1 in 4 developers started coding before they could drive
It’s never too early — or too late! — to start coding. Of the roughly 39,000 developers surveyed across all professional levels, more than a quarter of developers wrote their first piece of code before they were 16 years old.
Meanwhile, of all the developers who started coding after the age of 26, 36% are now senior or even higher-level developers, growing quickly in their careers.
When did you start coding?
Unlike generations thereafter, if kids of the seventies wanted to see innovative technology, they’d have to build it themselves — they had no other choice. There were no widespread resources to teach them how to build software. Almost half of all developers (47%) between the ages of 45 and 54 started coding before they were 16 years old. Meanwhile, developers between 18 and 24 today are the least likely to have started coding before 16 (only 20%).
Developers between the ages of 45 and 54 were among the first to get their hands on relatively powerful PCs, like the Acorn Archimedes, TRS-80, Commodore 64, and Apple II. With limited to no access to formal education, young people in the PC Revolution had an unusually strong drive to learn to code on their own.
Current age vs. Age started coding
Of the 17 countries represented in the survey with at least 100 respondents, the UK stands out with the highest share of developers who started coding as young as 5 to 10 years old. The majority of those developers are in their 30s and 40s today.
When these developers were schoolyard kids, the Acorn Archimedes, a Cambridge-based PC, hit the scene. Thanks to a partnership with Tesco in which schools received these PCs in exchange for shopping at Tesco, more kids had access to computers. This initiative spread across Europe and Australia.
Today, this culture of forward-thinking education has persisted in the UK — it became the first nation to modernize its curriculum by requiring kids as young as 5 to take programming classes.
Which country has the highest share of developers coding between 5 and 10? *
It seems like every year there’s a new hallmark programming language, framework or library that proliferates across developer blogs.
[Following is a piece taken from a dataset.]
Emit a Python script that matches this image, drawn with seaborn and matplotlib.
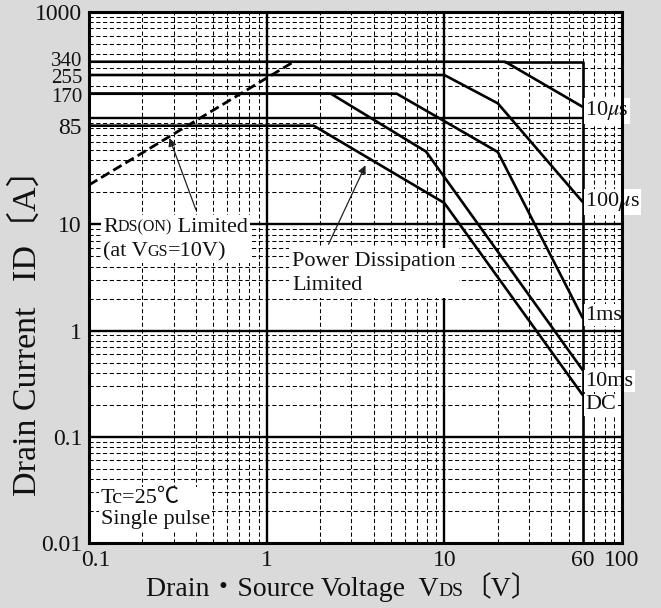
import numpy as np
import pandas as pd
import matplotlib
matplotlib.use("Agg")
import matplotlib.pyplot as plt
import matplotlib.transforms as mtransforms
import seaborn as sns
from matplotlib.offsetbox import TextArea, HPacker, VPacker, AnnotationBbox, AnchoredOffsetbox

# ---------------- data ----------------
v_10us = [0.1, 22, 60]
i_10us = [340, 340, 128]
v_100us = [0.1, 10, 20, 60]
i_100us = [255, 255, 138, 16.3]
v_1ms = [0.1, 5.4, 20, 60]
i_1ms = [170, 170, 48, 1.32]
v_10ms = [0.1, 2.3, 7.9, 60]
i_10ms = [170, 170, 48.4, 0.426]
v_dc = [0.1, 1.84, 10, 60]
i_dc = [85, 85, 15.9, 0.248]
v_limit = [22, 60, 60]
i_limit = [340, 340, 0.01]
v_rds = [0.1, 1.42]
i_rds = [23.5, 340]

curve_labels = ["10$\\mu$s", "100$\\mu$s", "1ms", "10ms", "DC"]
curve_label_i = [117, 16.3, 1.40, 0.335, 0.200]

xtick_vals = [0.1, 1, 10, 60, 100]
xtick_labels = ["0.1", "1", "10", "60", "100"]
ytick_vals = [0.01, 0.1, 1, 10, 85, 170, 255, 340, 1000]
ytick_labels = ["0.01", "0.1", "1", "10", "85", "170", "255", "340", "1000"]

# ---------------- style ----------------
sns.set_style("white")
FAM = ["Liberation Serif", "Noto Sans CJK JP", "DejaVu Sans"]
plt.rcParams["font.family"] = FAM
plt.rcParams["mathtext.fontset"] = "stix"

fig = plt.figure(figsize=(6.61, 6.08), dpi=100, facecolor="#dadada")
ax = fig.add_axes([0.1346, 0.1069, 0.8064, 0.8734])
ax.set_facecolor("white")
ax.set_xscale("log")
ax.set_yscale("log")
ax.set_xlim(0.1, 100)
ax.set_ylim(0.01, 1000)

# grid: heavy decade lines, dashed minor lines
for d in [0.1, 1, 10]:
    for m in range(2, 10):
        ax.axvline(d * m, color="black", lw=0.75, ls=(0, (4, 2.5)), zorder=1)
for d in [1, 10]:
    ax.axvline(d, color="black", lw=1.7, zorder=1.5)
for d in [0.01, 0.1, 1, 10, 100]:
    for m in range(2, 10):
        ax.axhline(d * m, color="black", lw=0.75, ls=(0, (4, 2.5)), zorder=1)
for d in [0.1, 1, 10, 100]:
    ax.axhline(d, color="black", lw=1.7, zorder=1.5)

# curves
series = [(v_10us, i_10us), (v_100us, i_100us), (v_1ms, i_1ms),
          (v_10ms, i_10ms), (v_dc, i_dc), (v_limit, i_limit)]
for v, i in series:
    df = pd.DataFrame({"V": v, "I": i})
    sns.lineplot(data=df, x="V", y="I", ax=ax, color="black", lw=1.9,
                 estimator=None, sort=False, zorder=3)
df_rds = pd.DataFrame({"V": v_rds, "I": i_rds})
sns.lineplot(data=df_rds, x="V", y="I", ax=ax, color="black", lw=2.0,
             ls=(0, (3.5, 1.6)), estimator=None, sort=False, zorder=3)

# curve labels
for lab, yi in zip(curve_labels, curve_label_i):
    ax.text(62, yi, lab, ha="left", va="center", fontsize=16, color="#111111",
            bbox=dict(fc="white", ec="none", pad=1.2), zorder=6)

# ticks
ax.set_xticks(xtick_vals, xtick_labels)
ax.set_yticks(ytick_vals, ytick_labels)
ax.minorticks_off()
ax.tick_params(length=0, pad=5, labelsize=17, colors="#111111")
for lbl in ax.get_xticklabels():
    if lbl.get_text() == "0.1":
        lbl.set_transform(lbl.get_transform() +
                          mtransforms.ScaledTranslation(0.07, 0, fig.dpi_scale_trans))
# the three crowded labels near the top are a little smaller and nudged apart
nudges = {"340": 0.03, "255": -0.01, "170": -0.01}
for lbl in ax.get_yticklabels():
    t = lbl.get_text()
    if t in nudges:
        lbl.set_fontsize(15)
        lbl.set_transform(lbl.get_transform() +
                          mtransforms.ScaledTranslation(0, nudges[t], fig.dpi_scale_trans))

for s in ax.spines.values():
    s.set_linewidth(2.2)
    s.set_color("black")
    s.set_zorder(7)

ax.set_xlabel("")
ax.set_ylabel("Drain Current   ID〔A〕", fontsize=24.5, color="#111111")
ax.yaxis.label.set_verticalalignment("center")
ax.yaxis.set_label_coords(-0.118, 0.412)

# x label with small-caps style subscript
def ta(s, size):
    return TextArea(s, textprops=dict(size=size, family=FAM, color="#111111"))

xl = HPacker(children=[ta("Drain・Source Voltage  V", 20), ta("DS", 14), ta("〔V〕", 20)],
             align="baseline", pad=0, sep=0)
ax.add_artist(AnchoredOffsetbox(loc="center", child=xl, pad=0, borderpad=0, frameon=False,
                                bbox_to_anchor=(0.475, -0.086), bbox_transform=ax.transAxes))

# RDS(ON) annotation
l1 = HPacker(children=[ta("R", 16), ta("DS(ON)", 11.5), ta(" Limited", 16)], align="baseline", pad=0, sep=0)
l2 = HPacker(children=[ta("(at V", 16), ta("GS", 11.5), ta("=10V)", 16)], align="baseline", pad=0, sep=0)
rbox = VPacker(children=[l1, l2], align="left", pad=0, sep=4)
ab = AnnotationBbox(rbox, (0.12, 11.6), xycoords="data", box_alignment=(0, 1), frameon=True,
                    pad=0.15, bboxprops=dict(fc="white", ec="none"), zorder=6)
ax.add_artist(ab)
ax.annotate("", xy=(0.284, 65), xytext=(0.40, 13.7), xycoords="data",
            arrowprops=dict(arrowstyle="-|>", lw=0.9, color="#222222", mutation_scale=12,
                            shrinkA=0, shrinkB=0), zorder=6)

# Power dissipation annotation
ax.text(1.39, 5.5, "Power Dissipation\nLimited", ha="left", va="top", fontsize=16,
        linespacing=1.35, color="#111111",
        bbox=dict(fc="white", ec="none", pad=2.5), zorder=6)
ax.annotate("", xy=(3.6, 36), xytext=(2.23, 6.5), xycoords="data",
            arrowprops=dict(arrowstyle="-|>", lw=0.9, color="#222222", mutation_scale=12,
                            shrinkA=0, shrinkB=0), zorder=6)

# conditions
ax.text(0.1167, 0.0135, "Tc=25℃\nSingle pulse", ha="left", va="bottom", fontsize=16,
        linespacing=1.15, color="#111111",
        bbox=dict(fc="white", ec="none", pad=1.5), zorder=6)

fig.savefig("out.png", dpi=100, facecolor=fig.get_facecolor())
First, it was all about Backbone.js. Now, everyone is raving about AngularJS and React. Self-teaching is the norm for developers of all ages. Even though 67% of developers have CS degrees, roughly 74% said they were at least partially self-taught.
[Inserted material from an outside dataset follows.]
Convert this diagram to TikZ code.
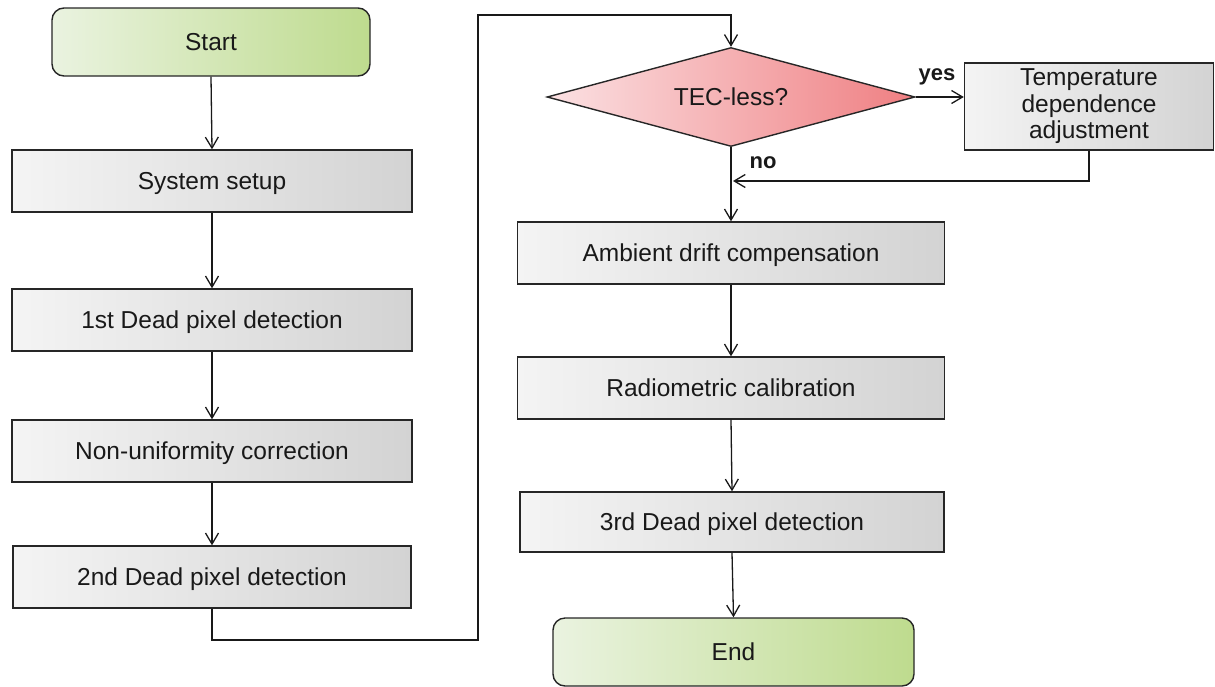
\documentclass[tikz,border=0pt]{standalone}
\usepackage{fontspec}
\setmainfont{Liberation Sans}
\usetikzlibrary{shapes.geometric,arrows.meta}
\definecolor{gL}{HTML}{F4F4F4}
\definecolor{gR}{HTML}{D3D3D3}
\definecolor{vL}{HTML}{EAF3E0}
\definecolor{vR}{HTML}{BEDB8E}
\definecolor{pL}{HTML}{FBE1E3}
\definecolor{pR}{HTML}{EF7F82}
\tikzset{
  every node/.style={font=\fontsize{24.5}{27}\selectfont, text=black!90},
  oneline/.style={text height=17.5pt, text depth=0pt},
  grayfill/.style={draw=black!85, line width=1.4pt, left color=gL, right color=gR, inner sep=0pt},
  procbox/.style={grayfill, oneline},
  termbox/.style={draw=black!85, line width=1.4pt, left color=vL, right color=vR, rounded corners=12pt, inner sep=0pt, oneline},
  decbox/.style={draw=black!85, line width=1.4pt, left color=pL, right color=pR, diamond, aspect=3.7, inner sep=0pt, oneline},
  conn/.style={draw=black!90, line width=1.3pt, -{Straight Barb[length=11pt,width=13pt,line width=1.3pt]}},
  lbl/.style={font=\fontsize{22}{26}\selectfont\bfseries}
}
\begin{document}
\begin{tikzpicture}[x=1pt,y=-1pt]
\useasboundingbox (0,0) rectangle (1215,686);
% left column
\node[termbox, minimum width=318pt, minimum height=68pt] (start) at (211,42) {Start};
\node[procbox, minimum width=400pt, minimum height=62pt] (setup) at (212,181) {System setup};
\node[procbox, minimum width=400pt, minimum height=62pt] (dp1) at (212,320) {1st Dead pixel detection};
\node[procbox, minimum width=400pt, minimum height=62pt] (nuc) at (212,451) {Non-uniformity correction};
\node[procbox, minimum width=398pt, minimum height=62pt] (dp2) at (212,577) {2nd Dead pixel detection};
% right column
\node[decbox, minimum width=368pt, minimum height=99pt] (tec) at (731,97) {TEC-less?};
\node[grayfill, minimum width=249pt, minimum height=87pt, align=center, font=\fontsize{24.5}{26.5}\selectfont] (temp) at (1089,106.5) {Temperature\\dependence\\adjustment};
\node[procbox, minimum width=427pt, minimum height=62pt] (amb) at (731,253) {Ambient drift compensation};
\node[procbox, minimum width=427pt, minimum height=62pt] (rad) at (731,388) {Radiometric calibration};
\node[procbox, minimum width=424pt, minimum height=60pt] (dp3) at (732,522) {3rd Dead pixel detection};
\node[termbox, minimum width=361pt, minimum height=68pt] (end) at (733.5,652) {End};
% helper coordinates
\coordinate (c1) at (478,640);
\coordinate (c2) at (478,15);
\coordinate (join) at (733,181);
% connectors
\draw[conn] (start.south) -- (setup.north);
\draw[conn] (setup.south) -- (dp1.north);
\draw[conn] (dp1.south) -- (nuc.north);
\draw[conn] (nuc.south) -- (dp2.north);
\draw[conn] (dp2.south) |- (c1) -- (c2) -| (tec.north);
\draw[conn] (tec.east) -- (tec.east -| temp.west);
\draw[conn] (temp.south) |- (join);
\draw[conn] (tec.south) -- (amb.north);
\draw[conn] (amb.south) -- (rad.north);
\draw[conn] (rad.south) -- (dp3.north);
\draw[conn] (dp3.south) -- (end.north);
% labels
\node[lbl] (yes) at (937,77) {yes};
\node[lbl] (no) at (763,163) {no};
\end{tikzpicture}
\end{document}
On average, developers know 4 languages, and they want to learn 4 more. The degree of thirst for learning varies by generations — young developers between 18 and 24 plan to learn 6 languages, whereas folks older than 35 only plan to learn 3.
Since programming is centered on independent research aimed at solving new challenges, self-teaching is a major part of being a successful developer. In choosing what to learn next, the best guiding principle is to plant yourself in one discipline and learn tools as a means to grow. Tools will always change. Ultimately, it’s curiosity and genuine interest in programs that should fuel the drive to learn new tools and adapt to tech’s evolving landscape.